Je suis un « autodidacte ». Je l’avoue sans honte et sans orgueil. Ce premier volume, qui me pèse, m’a du moins servi à me rendre compte que si je n’étais pas encore, au moment où je l’ai écrit, un peu en dehors du troupeau social, je répugnais déjà à entrer dans le troupeau philosophique. Bien loin qu’une esthétique a priori ait présidé à mon éducation d’artiste, ce sont mes émotions d’artiste qui m’ont progressivement amené à une philosophie de l’art de moins en moins dogmatique. On trouvera, dans beaucoup de ces vieilles pages, les traces d’un finalisme qui, je l’espère, a presque disparu de mon esprit. C’est que j’ai évolué avec les formes de l’art elles-mêmes, et qu’au lieu d’imposer aux idoles que j’adorais une religion qu’on m’avait apprise, j’ai demandé à ces idoles de m’apprendre la religion. Toutes, en effet, m’ont révélé la même, et qu’il était tout à fait impossible, précisément parce qu’elle est universelle, de la fixer.

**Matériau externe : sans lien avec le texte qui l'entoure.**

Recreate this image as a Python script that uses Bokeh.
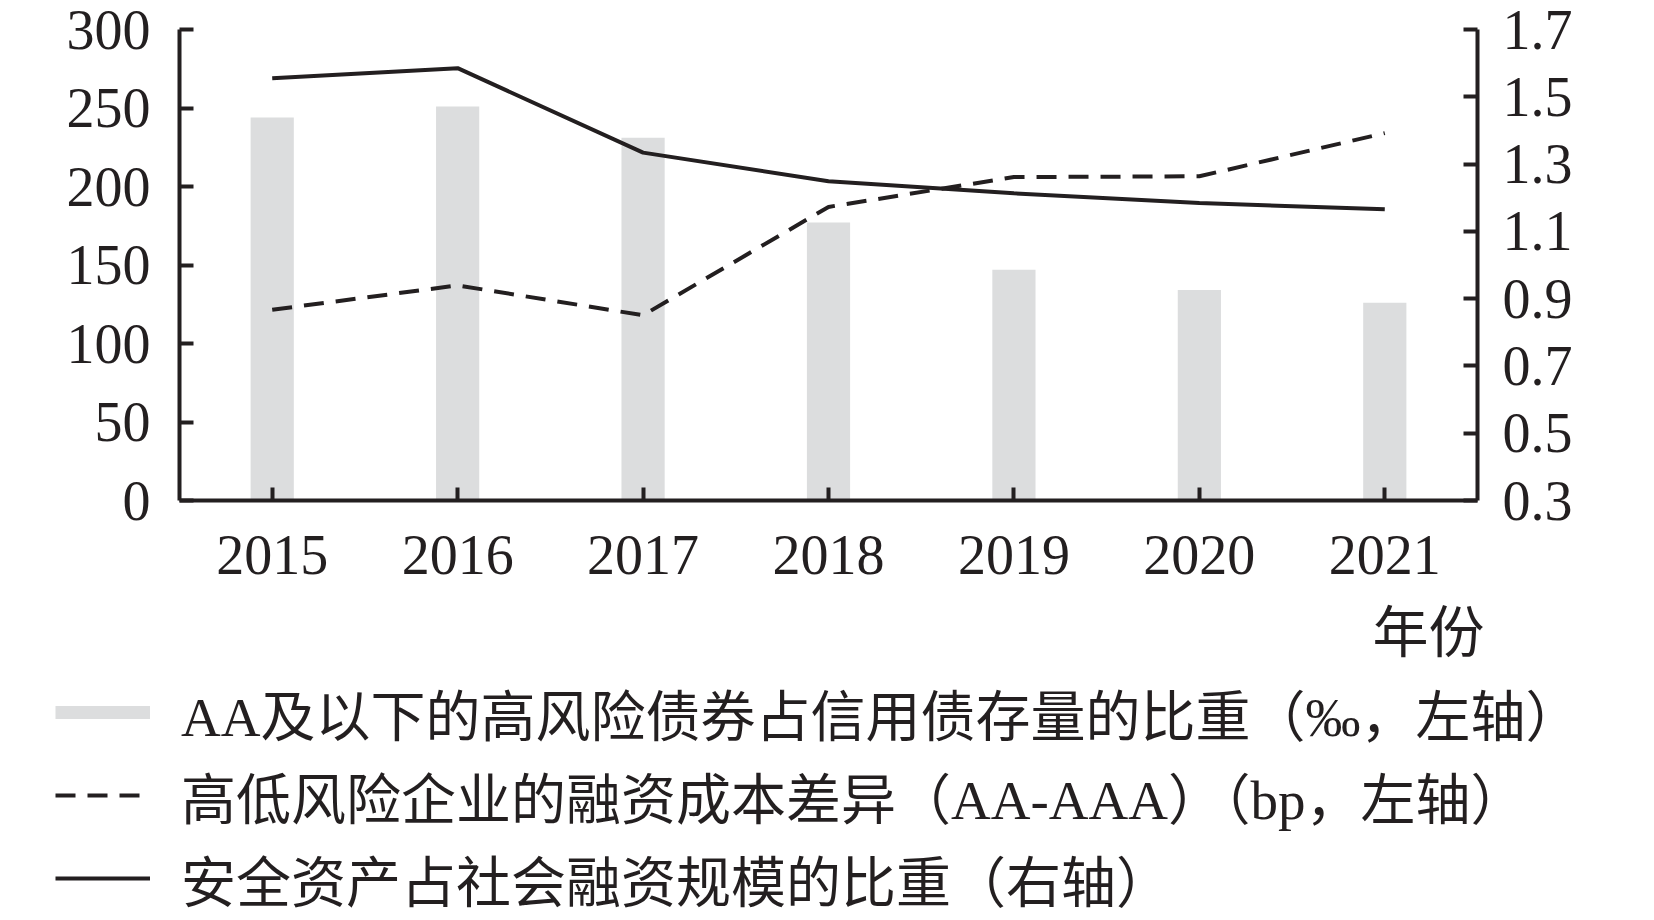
from bokeh.plotting import figure
from bokeh.models import (Range1d, FactorRange, LinearAxis, FixedTicker, Legend,
                          LegendItem, Label, ColumnDataSource, PrintfTickFormatter)
from bokeh.layouts import column
from bokeh.embed import file_html
from bokeh.resources import INLINE

# ---------------- data ----------------
years = ["2015", "2016", "2017", "2018", "2019", "2020", "2021"]
high_risk_share = [244, 251, 231, 177, 147, 134, 126]          # ‰, left axis (bars)
cost_spread = [121.5, 137, 118, 187, 206, 206.5, 234]          # bp, left axis (dashed)
safe_asset_ratio = [1.555, 1.585, 1.334, 1.249, 1.213, 1.184, 1.166]  # right axis (solid)
left_ticks = [0, 50, 100, 150, 200, 250, 300]
right_ticks = [0.3, 0.5, 0.7, 0.9, 1.1, 1.3, 1.5, 1.7]
x_label = "年份"
legend_labels = [
    "AA及以下的高风险债券占信用债存量的比重（‰，左轴）",
    "高低风险企业的融资成本差异（AA-AAA）（bp，左轴）",
    "安全资产占社会融资规模的比重（右轴）",
]

INK = "#231f20"
BAR = "#dcddde"
SERIF = "'Liberation Serif', 'Noto Sans CJK SC'"
W = 1646

src = ColumnDataSource(dict(year=years, bar=high_risk_share,
                            spread=cost_spread, ratio=safe_asset_ratio))

p = figure(width=W, height=590, x_range=FactorRange(*years),
           y_range=Range1d(0, 300), output_backend="svg", toolbar_location=None,
           min_border_left=179, min_border_right=W - 1477, min_border_top=29,
           min_border_bottom=90, outline_line_color=None,
           background_fill_color="white", border_fill_color="white")
p.frame_align = False
p.extra_y_ranges = {"right": Range1d(0.3, 1.7)}
p.xgrid.visible = False
p.ygrid.visible = False
p.x_range.range_padding = 0

p.vbar(x="year", top="bar", width=0.233, source=src, fill_color=BAR, line_color=None)
p.line(x="year", y="spread", source=src, line_color=INK, line_width=4, line_dash="20 12")
p.line(x="year", y="ratio", source=src, y_range_name="right", line_color=INK, line_width=4)

left = p.yaxis[0]
bottom = p.xaxis[0]
right = LinearAxis(y_range_name="right")
p.add_layout(right, "right")

left.ticker = FixedTicker(ticks=left_ticks)
right.ticker = FixedTicker(ticks=right_ticks)
right.formatter = PrintfTickFormatter(format="%.1f")

for ax in (left, bottom, right):
    ax.axis_line_color = INK
    ax.axis_line_width = 4
    ax.major_tick_line_color = INK
    ax.major_tick_line_width = 4
    ax.major_tick_out = 0
    ax.major_tick_in = 14
    ax.minor_tick_line_color = None
    ax.major_label_text_font = SERIF
    ax.major_label_text_font_size = "56px"
    ax.major_label_text_color = INK
left.major_label_standoff = 29
right.major_label_standoff = 25
bottom.major_label_standoff = 35
bottom.major_tick_in = 13

# ---------------- legend / x-label panel ----------------
QH = 328
q = figure(width=W, height=QH, x_range=Range1d(0, 1), y_range=Range1d(0, 1),
           output_backend="svg", toolbar_location=None, x_axis_location=None,
           y_axis_location=None, min_border=0, outline_line_color=None,
           background_fill_color="white", border_fill_color="white")
q.frame_align = False
q.grid.visible = False
r_bar = q.line(x=[-10, -9], y=[-10, -9], line_color=BAR, line_width=13)
r_dash = q.line(x=[-10, -9], y=[-10, -9], line_color=INK, line_width=4, line_dash="20 12")
r_solid = q.line(x=[-10, -9], y=[-10, -9], line_color=INK, line_width=4)

legend = Legend(items=[LegendItem(label=legend_labels[0], renderers=[r_bar]),
                       LegendItem(label=legend_labels[1], renderers=[r_dash]),
                       LegendItem(label=legend_labels[2], renderers=[r_solid])],
                location=(55, 0), orientation="vertical", glyph_width=95,
                glyph_height=80, label_height=80, spacing=3, label_standoff=31,
                padding=0, margin=0, border_line_color=None, background_fill_alpha=0,
                label_text_font=SERIF, label_text_font_size="55px",
                label_text_color=INK)
q.add_layout(legend)

q.add_layout(Label(x=1428, y=QH - 42, x_units="screen", y_units="screen", text=x_label,
                   text_align="center", text_baseline="middle", text_font=SERIF,
                   text_font_size="56px", text_color=INK))

layout = column(p, q, spacing=0)
open("out.html", "w").write(file_html(layout, INLINE))
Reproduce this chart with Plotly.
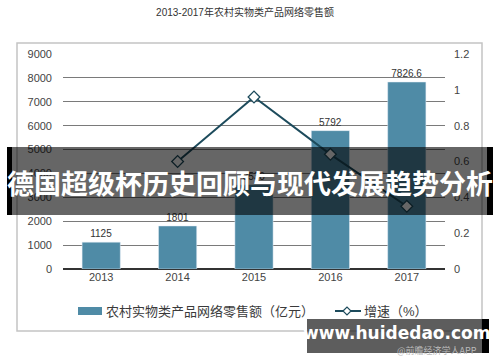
import plotly.graph_objects as go

years = ["2013", "2014", "2015", "2016", "2017"]
sales = [1125, 1801, 3530, 5792, 7826.6]
sales_labels = ["1125", "1801", "3530", "5792", "7826.6"]
growth_years = ["2014", "2015", "2016", "2017"]
growth = [0.60, 0.96, 0.64, 0.35]
bar_name = "农村实物类产品网络零售额（亿元）"
line_name = "增速（%）"

W, H = 500, 362
L, R, T, B = 63, 55, 54, 93
PW, PH = W - L - R, H - T - B

def px(x):
    return (x - L) / PW

def py(y):
    return (H - B - y) / PH

bar_color = "#4f8ba6"
line_color = "#1d4b5c"
font = "Liberation Sans, Noto Sans CJK SC, sans-serif"

fig = go.Figure()
fig.add_trace(go.Bar(
    x=years, y=sales, name=bar_name, showlegend=False,
    marker_color=bar_color, width=0.5,
    text=sales_labels, textposition="outside", cliponaxis=False,
    textfont=dict(size=10, color="#333333"),
))
fig.add_trace(go.Scatter(
    x=growth_years, y=growth, name=line_name, yaxis="y2", mode="lines+markers", showlegend=False,
    line=dict(color=line_color, width=2),
    marker=dict(symbol="diamond", size=9, color="white", line=dict(color=line_color, width=1.3)),
))

fig.update_layout(
    width=W, height=H, margin=dict(l=L, r=R, t=T, b=B),
    paper_bgcolor="white", plot_bgcolor="white",
    font=dict(family=font, color="#444444", size=10),
    xaxis=dict(type="category", range=[-0.5, 4.5], showgrid=False, showline=False,
               ticks="", tickfont=dict(size=11, color="#444444")),
    yaxis=dict(range=[0, 9000], dtick=1000, showgrid=True, gridcolor="#7a7a7a", gridwidth=1,
               zeroline=True, zerolinecolor="#333333", zerolinewidth=1.5,
               tickfont=dict(size=11, color="#444444"), ticklabelstandoff=10),
    yaxis2=dict(range=[0, 1.2], dtick=0.2, overlaying="y", side="right", showgrid=False,
                zeroline=False, tickfont=dict(size=11, color="#444444"), ticklabelstandoff=8),
    title=dict(text="2013-2017年农村实物类产品网络零售额", x=0.49, xanchor="center",
               y=1 - 12 / H, yanchor="middle", font=dict(size=10, color="#333333")),
    bargap=0.5,
)

ly = 311
dcx, dr = 347, 4
shapes = [
    dict(type="rect", xref="paper", yref="paper", x0=px(17), x1=px(482), y0=py(331), y1=py(43),
         line=dict(color="#c4c4c4", width=1.5), fillcolor="rgba(0,0,0,0)", layer="below"),
    # legend swatches
    dict(type="rect", xref="paper", yref="paper", x0=px(78), x1=px(102), y0=py(ly + 4), y1=py(ly - 4),
         line=dict(width=0), fillcolor=bar_color),
    dict(type="line", xref="paper", yref="paper", x0=px(335), x1=px(361), y0=py(ly), y1=py(ly),
         line=dict(color=line_color, width=2)),
    dict(type="path", xref="paper", yref="paper",
         path=f"M {px(dcx - dr)} {py(ly)} L {px(dcx)} {py(ly - dr)} L {px(dcx + dr)} {py(ly)} L {px(dcx)} {py(ly + dr)} Z",
         line=dict(color=line_color, width=1.2), fillcolor="white"),
    # banner
    dict(type="rect", xref="paper", yref="paper", x0=px(12), x1=px(487), y0=py(215), y1=py(147),
         line=dict(width=0), fillcolor="rgba(0,0,0,0.6)", layer="above"),
    dict(type="rect", xref="paper", yref="paper", x0=px(7), x1=px(12), y0=py(215), y1=py(147),
         line=dict(width=0), fillcolor="black", layer="above"),
    dict(type="rect", xref="paper", yref="paper", x0=px(487), x1=px(493), y0=py(215), y1=py(147),
         line=dict(width=0), fillcolor="black", layer="above"),
    # bottom watermark
    dict(type="rect", xref="paper", yref="paper", x0=px(307), x1=px(482), y0=py(353), y1=py(319),
         line=dict(width=0), fillcolor="rgba(30,30,30,0.72)", layer="above"),
    dict(type="rect", xref="paper", yref="paper", x0=px(482), x1=px(489), y0=py(353), y1=py(319),
         line=dict(width=0), fillcolor="black", layer="above"),
]
fig.update_layout(shapes=shapes)

fig.add_annotation(text=bar_name, xref="paper", yref="paper", x=px(104), y=py(ly),
                   xanchor="left", yanchor="middle", showarrow=False,
                   font=dict(family=font, size=13, color="#3a3a3a"))
fig.add_annotation(text=line_name, xref="paper", yref="paper", x=px(362), y=py(ly),
                   xanchor="left", yanchor="middle", showarrow=False,
                   font=dict(family=font, size=13, color="#3a3a3a"))

fig.add_annotation(text="<b>德国超级杯历史回顾与现代发展趋势分析</b>", xref="paper", yref="paper",
                   x=px(250), y=py(182), xanchor="center", yanchor="middle", showarrow=False,
                   font=dict(family="Noto Sans CJK SC, sans-serif", size=27, color="white"))
fig.add_annotation(text="<b>www.huidedao.com</b>", xref="paper", yref="paper",
                   x=px(396), y=py(333), xanchor="center", yanchor="middle", showarrow=False,
                   font=dict(family="DejaVu Sans, sans-serif", size=17, color="white"))
fig.add_annotation(text="@前瞻经济学人APP", xref="paper", yref="paper",
                   x=px(479), y=py(350), xanchor="right", yanchor="middle", showarrow=False,
                   font=dict(family="Noto Sans CJK SC, sans-serif", size=9, color="#bbbbbb"))

fig.write_html("out.html")
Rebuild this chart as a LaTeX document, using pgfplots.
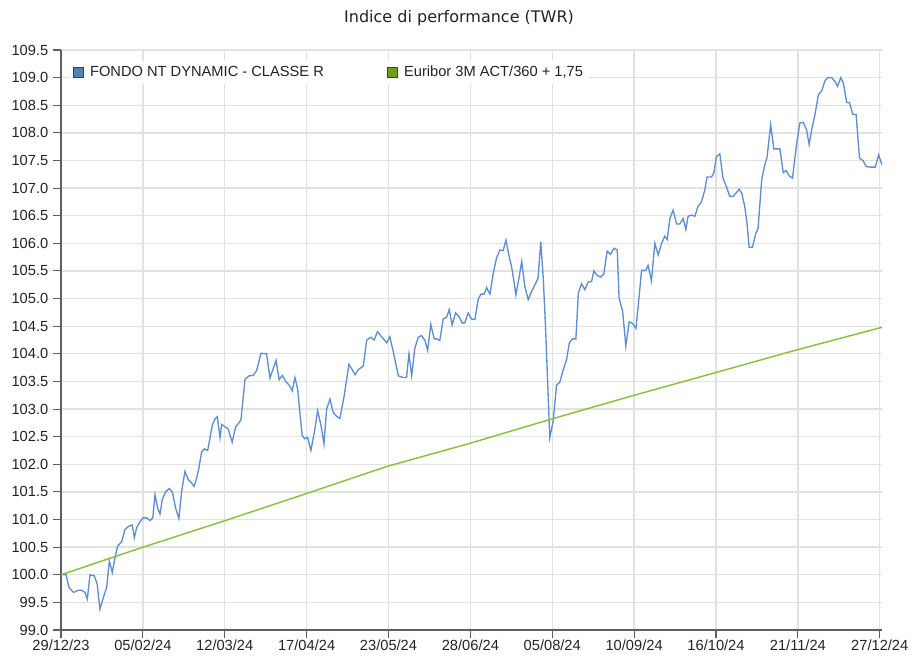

Je voudrais, en considération de l’effort que j’ai dû faire vers une conception harmonieuse, mais décidément indémontrable, intuitive - et si même on le veut mystique - du poème plastique où les hommes communient ; qu’on me pardonnât la solennité didactique du commencement de mon œuvre. Elle est la marque de la trentième année, chez ceux du moins qui n’ont pas le privilège d’être à vingt ans des hommes libres et des esclaves à quarante ans. Quand l’analyse commence à corroder les illusions primitives, on se raidit, on veut les garder intactes, on se défend contre celles qui s’ébauchent, on tient à rester fidèle à des idées, à des images, à des moyens d’expression qui ne font plus partie de vous.